**Written instruction:** Exclude the pictures and return every line exactly as written.

· · · · · · ·

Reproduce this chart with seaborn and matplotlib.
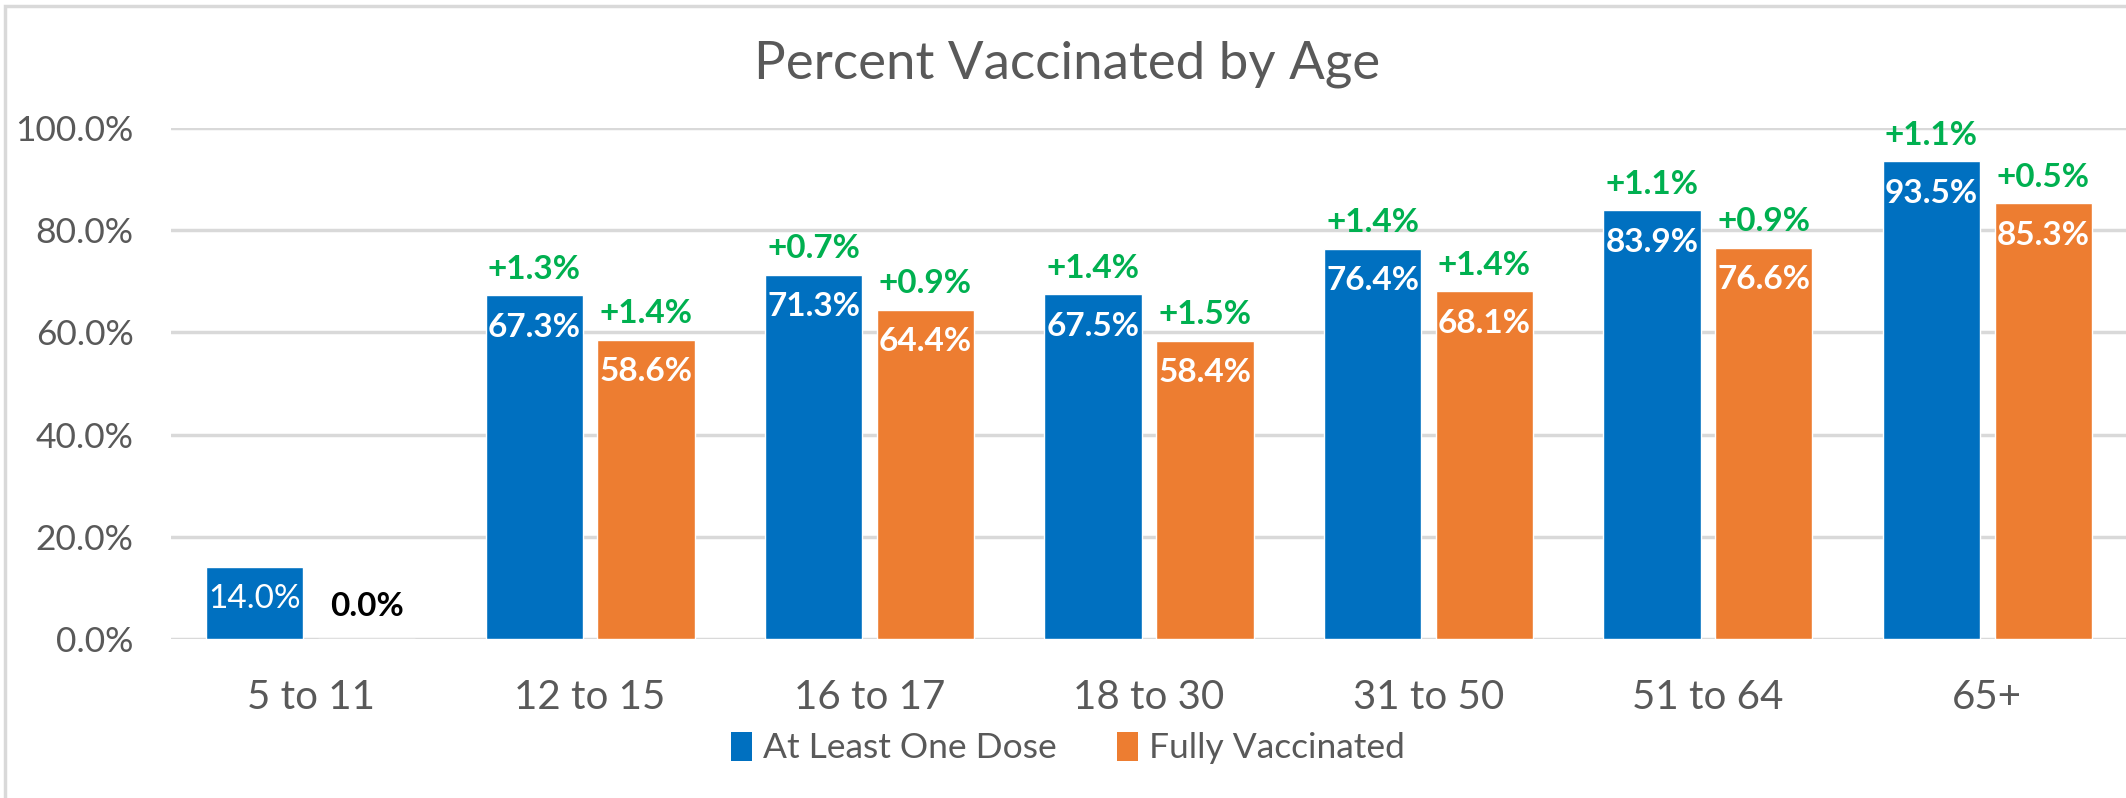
import pandas as pd
import seaborn as sns
import matplotlib.pyplot as plt
from matplotlib.patches import Rectangle, Patch

# data
ages = ["5 to 11", "12 to 15", "16 to 17", "18 to 30", "31 to 50", "51 to 64", "65+"]
series = ["At Least One Dose", "Fully Vaccinated"]
one_dose = [14.0, 67.3, 71.3, 67.5, 76.4, 83.9, 93.5]
fully_vax = [0.0, 58.6, 64.4, 58.4, 68.1, 76.6, 85.3]
one_dose_change = [None, 1.3, 0.7, 1.4, 1.4, 1.1, 1.1]
fully_vax_change = [None, 1.4, 0.9, 1.5, 1.4, 0.9, 0.5]
yticks = [0, 20, 40, 60, 80, 100]

colors = ["#0070C0", "#ED7D31"]
green = "#00B050"
gray_text = "#595959"
grid_col = "#D9D9D9"

df = pd.DataFrame({
    "age": ages * 2,
    "series": [series[0]] * len(ages) + [series[1]] * len(ages),
    "value": one_dose + fully_vax,
})

sns.set_theme(style="white")
plt.rcParams['font.family'] = ['Lato', 'DejaVu Sans']

W, H = 2126, 798
fig = plt.figure(figsize=(W / 100, H / 100), dpi=100)
ax = fig.add_axes([171 / W, 159 / H, 1956 / W, 511 / H])

sns.barplot(data=df, x="age", y="value", hue="series", hue_order=series,
            palette=colors, width=0.8, gap=0.13, saturation=1,
            legend=False, ax=ax)

ax.set_xlim(-0.5, 6.5)
ax.set_ylim(0, 100)
ax.set_yticks(yticks)
ax.set_yticklabels([f"{t:.1f}%" for t in yticks])
ax.yaxis.grid(True, color=grid_col, lw=2.5)
ax.set_axisbelow(True)
for s in ax.spines.values():
    s.set_visible(False)
ax.set_xlabel("")
ax.set_ylabel("")
ax.tick_params(axis="y", length=0, pad=27, labelsize=25.5, labelcolor=gray_text)
ax.tick_params(axis="x", length=0, pad=29, labelsize=29, labelcolor=gray_text)

changes = [one_dose_change, fully_vax_change]
for k, cont in enumerate(ax.containers):
    for j, bar in enumerate(cont):
        v = bar.get_height()
        xc = bar.get_x() + bar.get_width() / 2
        if v > 0:
            ax.annotate(f"{v:.1f}%", (xc, v), xytext=(0, -32), textcoords="offset pixels",
                        ha="center", va="center", color="white", fontsize=24,
                        fontweight="normal" if v < 20 else "bold")
        else:
            ax.annotate(f"{v:.1f}%", (xc, v), xytext=(0, 32), textcoords="offset pixels",
                        ha="center", va="center", color="black", fontsize=24,
                        fontweight="bold")
        c = changes[k][j]
        if c is not None:
            ax.annotate(f"+{c:.1f}%", (xc, v), xytext=(0, 26), textcoords="offset pixels",
                        ha="center", va="center", color=green, fontsize=24,
                        fontweight="bold", annotation_clip=False)

fig.text(1067 / W, 1 - 64 / H, "Percent Vaccinated by Age", ha="center", va="center",
         fontsize=38, color=gray_text)

handles = [Patch(facecolor=c, edgecolor="none") for c in colors]
fig.legend(handles, series, loc="center", bbox_to_anchor=(1068 / W, 1 - 748 / H),
           ncol=2, frameon=False, fontsize=25.5, handlelength=0.6, handleheight=0.9,
           handletextpad=0.3, columnspacing=1.7, labelcolor=gray_text)

# chart border
fig.add_artist(Rectangle((5 / W, -0.5), 2, 1.5 - 6 / H, transform=fig.transFigure,
                         fill=False, ec=grid_col, lw=2.5))

fig.savefig("out.png", dpi=100)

· · · · · · ·

**Task solution:**
Reproduce this chart with seaborn and matplotlib.
import pandas as pd
import seaborn as sns
import matplotlib.pyplot as plt
from matplotlib.patches import Rectangle, Patch

# data
ages = ["5 to 11", "12 to 15", "16 to 17", "18 to 30", "31 to 50", "51 to 64", "65+"]
series = ["At Least One Dose", "Fully Vaccinated"]
one_dose = [14.0, 67.3, 71.3, 67.5, 76.4, 83.9, 93.5]
fully_vax = [0.0, 58.6, 64.4, 58.4, 68.1, 76.6, 85.3]
one_dose_change = [None, 1.3, 0.7, 1.4, 1.4, 1.1, 1.1]
fully_vax_change = [None, 1.4, 0.9, 1.5, 1.4, 0.9, 0.5]
yticks = [0, 20, 40, 60, 80, 100]

colors = ["#0070C0", "#ED7D31"]
green = "#00B050"
gray_text = "#595959"
grid_col = "#D9D9D9"

df = pd.DataFrame({
    "age": ages * 2,
    "series": [series[0]] * len(ages) + [series[1]] * len(ages),
    "value": one_dose + fully_vax,
})

sns.set_theme(style="white")
plt.rcParams['font.family'] = ['Lato', 'DejaVu Sans']

W, H = 2126, 798
fig = plt.figure(figsize=(W / 100, H / 100), dpi=100)
ax = fig.add_axes([171 / W, 159 / H, 1956 / W, 511 / H])

sns.barplot(data=df, x="age", y="value", hue="series", hue_order=series,
            palette=colors, width=0.8, gap=0.13, saturation=1,
            legend=False, ax=ax)

ax.set_xlim(-0.5, 6.5)
ax.set_ylim(0, 100)
ax.set_yticks(yticks)
ax.set_yticklabels([f"{t:.1f}%" for t in yticks])
ax.yaxis.grid(True, color=grid_col, lw=2.5)
ax.set_axisbelow(True)
for s in ax.spines.values():
    s.set_visible(False)
ax.set_xlabel("")
ax.set_ylabel("")
ax.tick_params(axis="y", length=0, pad=27, labelsize=25.5, labelcolor=gray_text)
ax.tick_params(axis="x", length=0, pad=29, labelsize=29, labelcolor=gray_text)

changes = [one_dose_change, fully_vax_change]
for k, cont in enumerate(ax.containers):
    for j, bar in enumerate(cont):
        v = bar.get_height()
        xc = bar.get_x() + bar.get_width() / 2
        if v > 0:
            ax.annotate(f"{v:.1f}%", (xc, v), xytext=(0, -32), textcoords="offset pixels",
                        ha="center", va="center", color="white", fontsize=24,
                        fontweight="normal" if v < 20 else "bold")
        else:
            ax.annotate(f"{v:.1f}%", (xc, v), xytext=(0, 32), textcoords="offset pixels",
                        ha="center", va="center", color="black", fontsize=24,
                        fontweight="bold")
        c = changes[k][j]
        if c is not None:
            ax.annotate(f"+{c:.1f}%", (xc, v), xytext=(0, 26), textcoords="offset pixels",
                        ha="center", va="center", color=green, fontsize=24,
                        fontweight="bold", annotation_clip=False)

fig.text(1067 / W, 1 - 64 / H, "Percent Vaccinated by Age", ha="center", va="center",
         fontsize=38, color=gray_text)

handles = [Patch(facecolor=c, edgecolor="none") for c in colors]
fig.legend(handles, series, loc="center", bbox_to_anchor=(1068 / W, 1 - 748 / H),
           ncol=2, frameon=False, fontsize=25.5, handlelength=0.6, handleheight=0.9,
           handletextpad=0.3, columnspacing=1.7, labelcolor=gray_text)

# chart border
fig.add_artist(Rectangle((5 / W, -0.5), 2, 1.5 - 6 / H, transform=fig.transFigure,
                         fill=False, ec=grid_col, lw=2.5))

fig.savefig("out.png", dpi=100)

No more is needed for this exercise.